The temporal self-reference (KV cache reuse) approach is transferable to other multi-condition generation tasks, such as image editing and multi-subject customization.
The 3D-RoPE grouped conditioning design may be applicable to any scenario requiring the model to distinguish among multiple reference images.
The large-to-small VLM distillation pipeline is a valuable reference for the industry in building low-cost annotation pipelines.
Framing VTON as structured image editing suggests that VTON training data could in turn be used to train general image editing models.

Rating¶

Novelty: ⭐⭐⭐⭐ — The application of temporal self-reference to DiT, 3D-RoPE grouped conditioning, and the VLM distillation style system are each novel; overall the work is an elegant combination of existing techniques.

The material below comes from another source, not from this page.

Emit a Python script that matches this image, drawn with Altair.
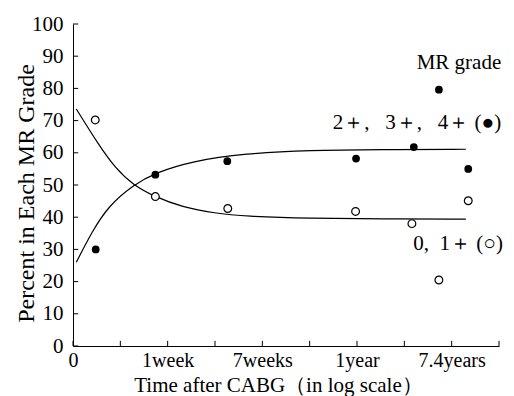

Experimental Thoroughness: ⭐⭐⭐⭐⭐ — Evaluation across three datasets (VITON-HD, DressCode, in-the-wild), comprehensive comparison with both VTON methods and general editing models, ablation studies covering all key design components, and a user study against commercial products.
Writing Quality: ⭐⭐⭐⭐ — System design is explained clearly with rich figures and tables; some formula notation definitions could be made more concise.
Value: ⭐⭐⭐⭐ — An industrially oriented practical framework; multiple technical designs are transferable to other conditional generation tasks.